Вот как сложился жизненный путь Александра Ларионова до осени 1920 года, когда в освобожденном Мурманске он так естественно стал заводилой самых главных дел, что его вскоре избрали секретарем уездного комитета партии.
Ну а п о с л е? После двух с лишним лет, проработанных на Мурмане?
Биографическая справка скупа, но мне знакомы и милы такие люди, рядом с ними, бок о бок, прошли и мои полвека, я их наблюдала, познавала всю жизнь в родном Ленинграде и на Сахалине, в Комсомольске-на-Амуре, в шахтерском Донбассе, в Москве и в Мингечауре, на стройках Сибири и Заполярья — и даже на берегах Янцзы и Нила. Без них, без таких людей, обеднел бы и мой внутренний мир, они, говоря профессиональным языком, — главный материал моего литературного труда.
Простое слово н у ж н о — определяющее слово всей их жизни.
Началась индустриализация страны. Ларионов создает первую на севере тракторную базу… Организует Северную опытную станцию по механизации лесозаготовок… Управляет трестом «Севхимлес»… Строит первый в стране опытный гидролизный завод в Цигломени, под Архангельском… Хорошая, целеустремленная жизнь! Про таких людей иногда говорят — вышел из народа. Нет, такие люди и есть н а р о д, его активное, жизнеобразующее ядро.
…Да, так почему же Ларионов, прожив после Мурманска еще полвека, нашел время и охоту вступить в спор с первыми историками мурманских событий, и даже написать большую «Историческую справку о К. Ф. Кетлинском», и добиваться установления исторической истины вопреки авторам иных книг и диссертаций?

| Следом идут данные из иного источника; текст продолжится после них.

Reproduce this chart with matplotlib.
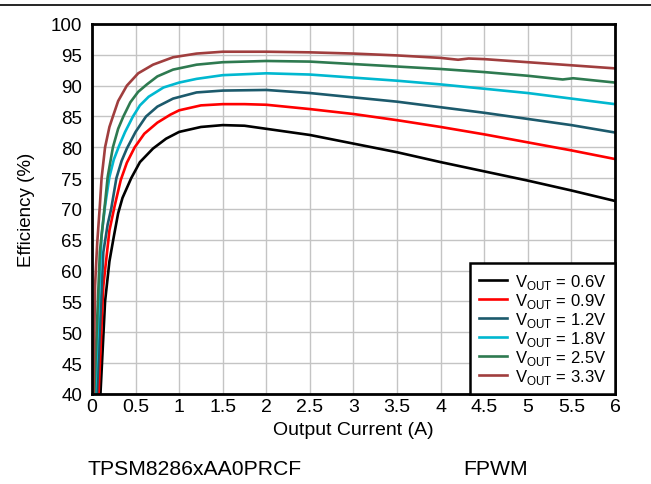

Я много раз задумывалась над этим «почему?». А перелистала его жизнь и поняла: потому что у Александра Михайловича Ларионова совесть и энергия большевика, он не может промолчать, когда доподлинно з н а е т, где истина, а где ложь. То, что я предполагала по детским воспоминаниям, он доподлинно установил как партийный руководитель и как разведчик — прошел по свежим следам событий, изучил свидетельства участников и документы, а затем все проанализировал — вдумчиво и заинтересованно, потому что ему близка и дорога та эпоха и люди, жившие в т о й эпохе, с их тогдашними заблуждениями и убеждениями. Он повидал в жизни немало специалистов — военных и невоенных — и хорошо знал, как непрост был их путь в революцию. Он сам начинал рядовым бойцом, а потому прекрасно понимал первых мурманских большевиков и оценивал их поступки без высокомерия.
Как не хватает некоторым историкам такого вдумчивого, непредвзятого отношения к прошлому! Вот ведь читают они, наверное, Алексея Толстого, Шолохова, Лавренева и многих других писателей, воссоздавших судьбы людей в революции, смотрят пьесы Тренева, Булгакова, Погодина и прекрасно понимают историческую сложность тех бурных лет, крутую ломку человеческой психологии и человеческих судеб, воспринимают и сомнения, и озарения, и душевные переломы… А когда речь идет не о литературе, отразившей процессы жизни, а о самой жизни — те же люди порой становятся слепы и глухи, обвиняя своих предшественников в непонимании того, что установил лишь последующий опыт!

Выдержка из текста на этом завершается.